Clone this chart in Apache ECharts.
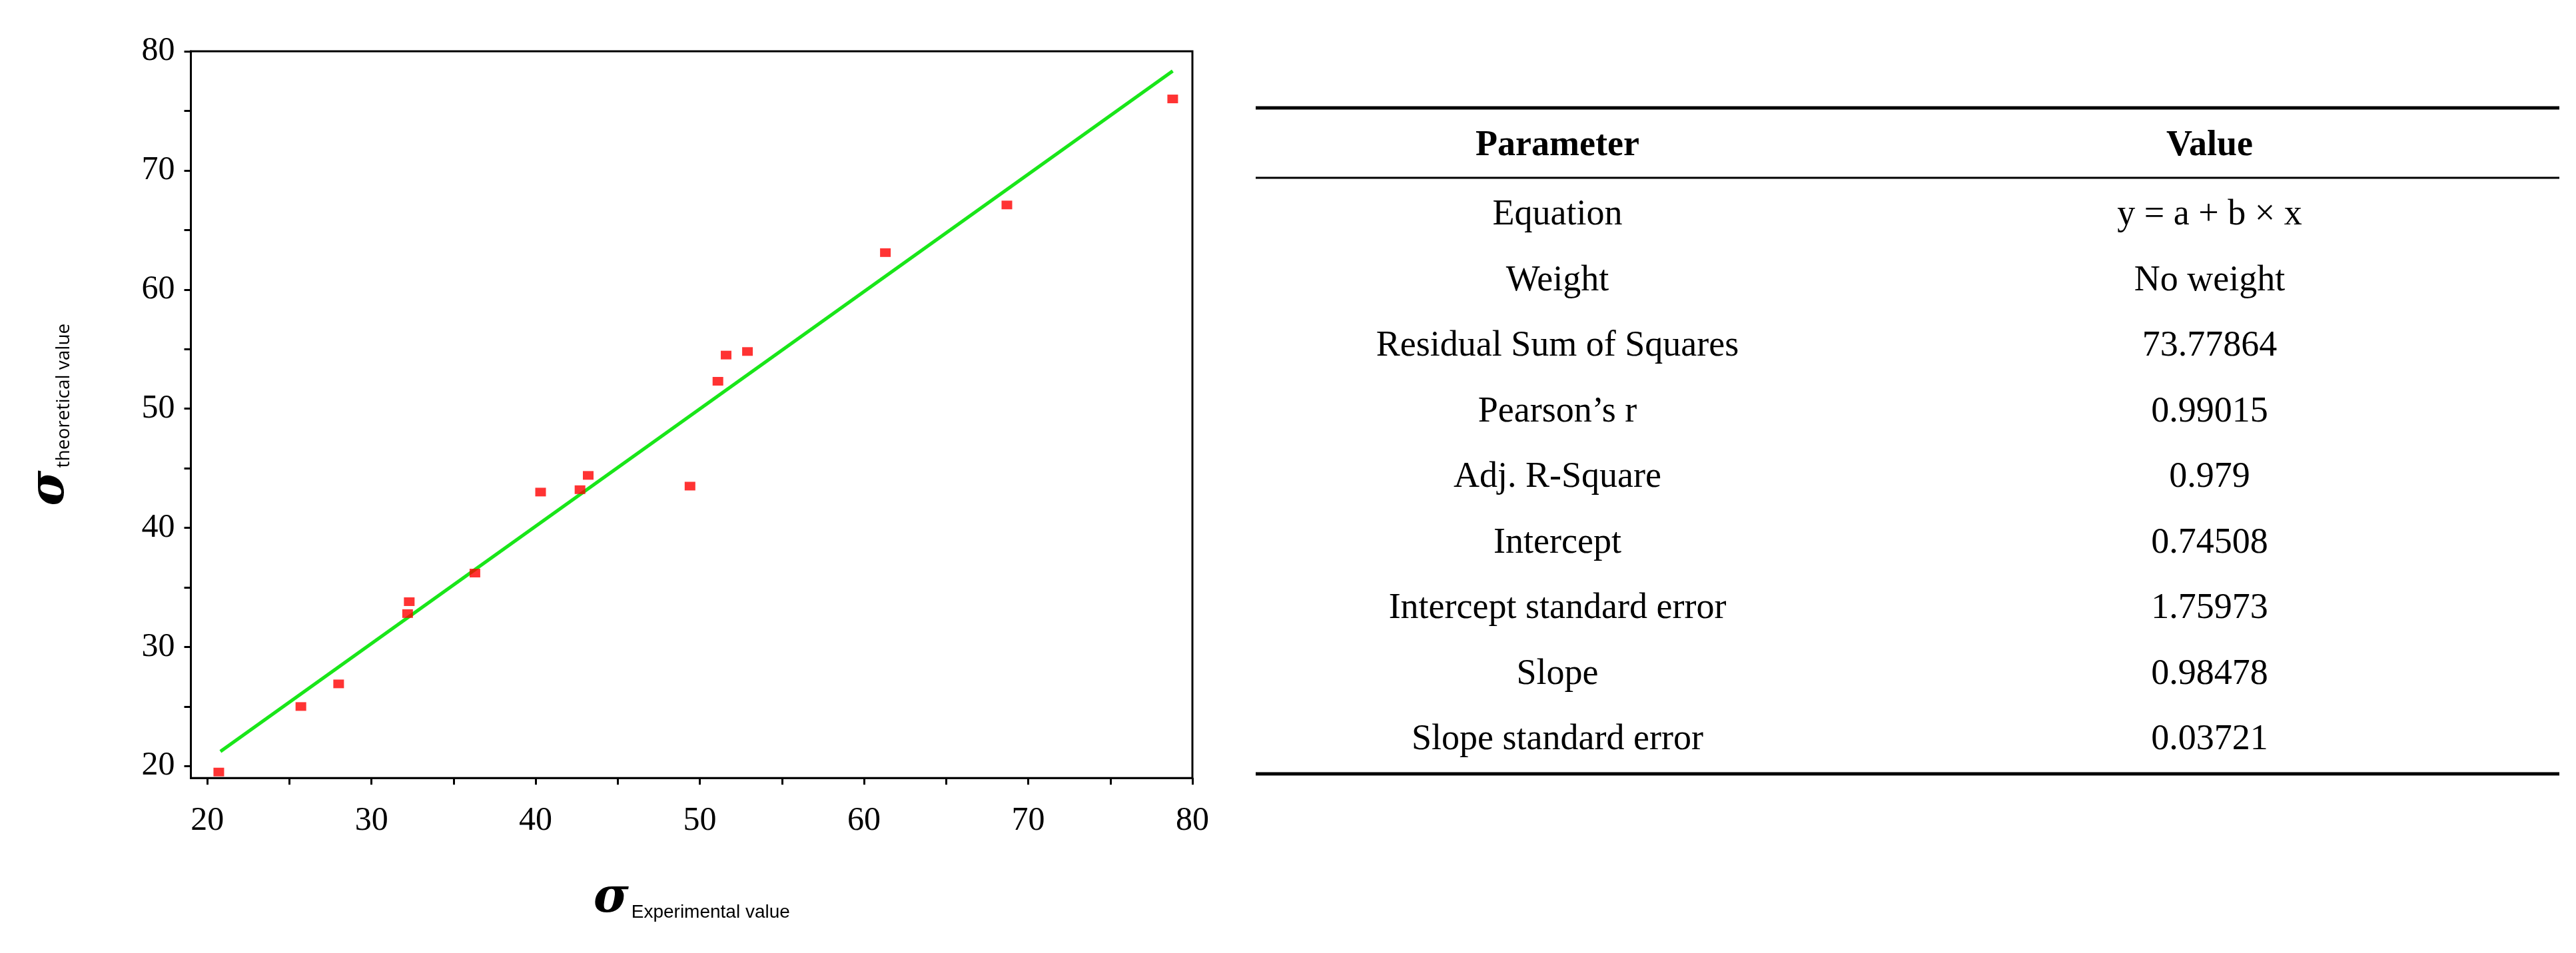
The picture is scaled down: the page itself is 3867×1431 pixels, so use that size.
<!DOCTYPE html>
<html>
<head>
    <title>Experimental vs theoretical</title>
    <script src="https://cdn.jsdelivr.net/npm/echarts/dist/echarts.min.js"></script>
</head>
<body style="margin:0;background:#fff;">
    <div id="chart" style="width:3867px;height:1431px;"></div>
    <script type="text/javascript">
        var expValues = [20.7, 25.7, 28.0, 32.2, 32.3, 36.3, 40.3, 42.7, 43.2, 49.4, 51.1, 51.6, 52.9, 61.3, 68.7, 78.8];
        var theoValues = [19.5, 25.0, 26.9, 32.8, 33.8, 36.2, 43.0, 43.2, 44.4, 43.5, 52.3, 54.5, 54.8, 63.1, 67.1, 76.0];
        var fitIntercept = 0.74508;
        var fitSlope = 0.98478;
        var fitRange = [20.8, 78.8];

        var tableHeader = ['Parameter', 'Value'];
        var paramNames = ['Equation', 'Weight', 'Residual Sum of Squares', 'Pearson\u2019s r', 'Adj. R-Square',
            'Intercept', 'Intercept standard error', 'Slope', 'Slope standard error'];
        var paramValues = ['y = a + b \u00d7 x', 'No weight', '73.77864', '0.99015', '0.979',
            '0.74508', '1.75973', '0.98478', '0.03721'];

        var points = expValues.map(function (x, i) { return [x, theoValues[i]]; });
        var fitLine = fitRange.map(function (x) { return [x, fitIntercept + fitSlope * x]; });

        var serif = 'Liberation Serif';
        var col1 = 2338, col2 = 3317, tblLeft = 1885, tblRight = 3842;
        var rowY0 = 323, rowStep = 98.5;

        var graphics = [
            { type: 'line', shape: { x1: tblLeft, y1: 162, x2: tblRight, y2: 162 }, style: { stroke: '#000', lineWidth: 5 } },
            { type: 'line', shape: { x1: tblLeft, y1: 267, x2: tblRight, y2: 267 }, style: { stroke: '#000', lineWidth: 3 } },
            { type: 'line', shape: { x1: tblLeft, y1: 1162, x2: tblRight, y2: 1162 }, style: { stroke: '#000', lineWidth: 5 } }
        ];
        tableHeader.forEach(function (h, j) {
            graphics.push({ type: 'text', x: j ? col2 : col1, y: 219,
                style: { text: h, font: 'bold 54px ' + serif, fill: '#000', textAlign: 'center', textVerticalAlign: 'middle' } });
        });
        paramNames.forEach(function (name, i) {
            var y = rowY0 + i * rowStep;
            graphics.push({ type: 'text', x: col1, y: y,
                style: { text: name, font: '54px ' + serif, fill: '#000', textAlign: 'center', textVerticalAlign: 'middle' } });
            graphics.push({ type: 'text', x: col2, y: y,
                style: { text: paramValues[i], font: '54px ' + serif, fill: '#000', textAlign: 'center', textVerticalAlign: 'middle' } });
        });

        var axisCommon = {
            type: 'value', min: 19, max: 80,
            splitLine: { show: false },
            axisLine: { show: true, lineStyle: { color: '#000', width: 3 } },
            axisTick: { show: true, length: 10, lineStyle: { color: '#000', width: 3 }, customValues: [20, 30, 40, 50, 60, 70, 80] },
            minorTick: { show: false },
            axisLabel: { fontFamily: serif, fontSize: 50, color: '#000', customValues: [20, 30, 40, 50, 60, 70, 80] },
            nameLocation: 'middle',
            nameTextStyle: {
                rich: {
                    s: { fontFamily: 'DejaVu Serif', fontStyle: 'italic', fontWeight: 'bold', fontSize: 72, color: '#000' },
                    sub: { fontFamily: 'Liberation Sans Narrow, Liberation Sans', fontSize: 28, color: '#000', padding: [40, 0, 0, 4] }
                }
            }
        };

        var chart = echarts.init(document.getElementById('chart'));
        chart.setOption({
            backgroundColor: '#fff',
            animation: false,
            grid: { left: 233, top: 77, width: 1557, height: 1135, show: true, borderColor: '#000', borderWidth: 3, containLabel: false },
            xAxis: Object.assign({}, axisCommon, {
                name: '{s|\u03c3}{sub|Experimental value}', nameGap: 95,
                axisTick: Object.assign({}, axisCommon.axisTick, { customValues: [20, 25, 30, 35, 40, 45, 50, 55, 60, 65, 70, 75, 80] }),
                axisLabel: Object.assign({}, axisCommon.axisLabel, { margin: 26 })
            }),
            yAxis: Object.assign({}, axisCommon, {
                name: '{s|\u03c3}{sub|theoretical value}', nameGap: 135,
                nameTextStyle: {
                    rich: {
                        s: axisCommon.nameTextStyle.rich.s,
                        sub: { fontFamily: 'Open Sans', fontSize: 28, color: '#000', padding: [40, 0, 0, 4] }
                    }
                },
                axisTick: Object.assign({}, axisCommon.axisTick, { customValues: [20, 25, 30, 35, 40, 45, 50, 55, 60, 65, 70, 75, 80] }),
                axisLabel: Object.assign({}, axisCommon.axisLabel, { margin: 24 })
            }),
            series: [
                {
                    type: 'line', data: fitLine, symbol: 'none',
                    lineStyle: { color: '#19e619', width: 5 }, z: 2
                },
                {
                    type: 'scatter', data: points, symbol: 'rect', symbolSize: [16, 13],
                    itemStyle: { color: '#ff0000' }, z: 3
                }
            ],
            graphic: graphics
        });
    </script>
</body>
</html>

> [Exercise objective]:
Write out the material above once more, exactly as it reads, with no pictures.

> [Written response]:
Clone this chart in Apache ECharts.
The picture is scaled down: the page itself is 3867×1431 pixels, so use that size.
<!DOCTYPE html>
<html>
<head>
    <title>Experimental vs theoretical</title>
    <script src="https://cdn.jsdelivr.net/npm/echarts/dist/echarts.min.js"></script>
</head>
<body style="margin:0;background:#fff;">
    <div id="chart" style="width:3867px;height:1431px;"></div>
    <script type="text/javascript">
        var expValues = [20.7, 25.7, 28.0, 32.2, 32.3, 36.3, 40.3, 42.7, 43.2, 49.4, 51.1, 51.6, 52.9, 61.3, 68.7, 78.8];
        var theoValues = [19.5, 25.0, 26.9, 32.8, 33.8, 36.2, 43.0, 43.2, 44.4, 43.5, 52.3, 54.5, 54.8, 63.1, 67.1, 76.0];
        var fitIntercept = 0.74508;
        var fitSlope = 0.98478;
        var fitRange = [20.8, 78.8];

        var tableHeader = ['Parameter', 'Value'];
        var paramNames = ['Equation', 'Weight', 'Residual Sum of Squares', 'Pearson\u2019s r', 'Adj. R-Square',
            'Intercept', 'Intercept standard error', 'Slope', 'Slope standard error'];
        var paramValues = ['y = a + b \u00d7 x', 'No weight', '73.77864', '0.99015', '0.979',
            '0.74508', '1.75973', '0.98478', '0.03721'];

        var points = expValues.map(function (x, i) { return [x, theoValues[i]]; });
        var fitLine = fitRange.map(function (x) { return [x, fitIntercept + fitSlope * x]; });

        var serif = 'Liberation Serif';
        var col1 = 2338, col2 = 3317, tblLeft = 1885, tblRight = 3842;
        var rowY0 = 323, rowStep = 98.5;

        var graphics = [
            { type: 'line', shape: { x1: tblLeft, y1: 162, x2: tblRight, y2: 162 }, style: { stroke: '#000', lineWidth: 5 } },
            { type: 'line', shape: { x1: tblLeft, y1: 267, x2: tblRight, y2: 267 }, style: { stroke: '#000', lineWidth: 3 } },
            { type: 'line', shape: { x1: tblLeft, y1: 1162, x2: tblRight, y2: 1162 }, style: { stroke: '#000', lineWidth: 5 } }
        ];
        tableHeader.forEach(function (h, j) {
            graphics.push({ type: 'text', x: j ? col2 : col1, y: 219,
                style: { text: h, font: 'bold 54px ' + serif, fill: '#000', textAlign: 'center', textVerticalAlign: 'middle' } });
        });
        paramNames.forEach(function (name, i) {
            var y = rowY0 + i * rowStep;
            graphics.push({ type: 'text', x: col1, y: y,
                style: { text: name, font: '54px ' + serif, fill: '#000', textAlign: 'center', textVerticalAlign: 'middle' } });
            graphics.push({ type: 'text', x: col2, y: y,
                style: { text: paramValues[i], font: '54px ' + serif, fill: '#000', textAlign: 'center', textVerticalAlign: 'middle' } });
        });

        var axisCommon = {
            type: 'value', min: 19, max: 80,
            splitLine: { show: false },
            axisLine: { show: true, lineStyle: { color: '#000', width: 3 } },
            axisTick: { show: true, length: 10, lineStyle: { color: '#000', width: 3 }, customValues: [20, 30, 40, 50, 60, 70, 80] },
            minorTick: { show: false },
            axisLabel: { fontFamily: serif, fontSize: 50, color: '#000', customValues: [20, 30, 40, 50, 60, 70, 80] },
            nameLocation: 'middle',
            nameTextStyle: {
                rich: {
                    s: { fontFamily: 'DejaVu Serif', fontStyle: 'italic', fontWeight: 'bold', fontSize: 72, color: '#000' },
                    sub: { fontFamily: 'Liberation Sans Narrow, Liberation Sans', fontSize: 28, color: '#000', padding: [40, 0, 0, 4] }
                }
            }
        };

        var chart = echarts.init(document.getElementById('chart'));
        chart.setOption({
            backgroundColor: '#fff',
            animation: false,
            grid: { left: 233, top: 77, width: 1557, height: 1135, show: true, borderColor: '#000', borderWidth: 3, containLabel: false },
            xAxis: Object.assign({}, axisCommon, {
                name: '{s|\u03c3}{sub|Experimental value}', nameGap: 95,
                axisTick: Object.assign({}, axisCommon.axisTick, { customValues: [20, 25, 30, 35, 40, 45, 50, 55, 60, 65, 70, 75, 80] }),
                axisLabel: Object.assign({}, axisCommon.axisLabel, { margin: 26 })
            }),
            yAxis: Object.assign({}, axisCommon, {
                name: '{s|\u03c3}{sub|theoretical value}', nameGap: 135,
                nameTextStyle: {
                    rich: {
                        s: axisCommon.nameTextStyle.rich.s,
                        sub: { fontFamily: 'Open Sans', fontSize: 28, color: '#000', padding: [40, 0, 0, 4] }
                    }
                },
                axisTick: Object.assign({}, axisCommon.axisTick, { customValues: [20, 25, 30, 35, 40, 45, 50, 55, 60, 65, 70, 75, 80] }),
                axisLabel: Object.assign({}, axisCommon.axisLabel, { margin: 24 })
            }),
            series: [
                {
                    type: 'line', data: fitLine, symbol: 'none',
                    lineStyle: { color: '#19e619', width: 5 }, z: 2
                },
                {
                    type: 'scatter', data: points, symbol: 'rect', symbolSize: [16, 13],
                    itemStyle: { color: '#ff0000' }, z: 3
                }
            ],
            graphic: graphics
        });
    </script>
</body>
</html>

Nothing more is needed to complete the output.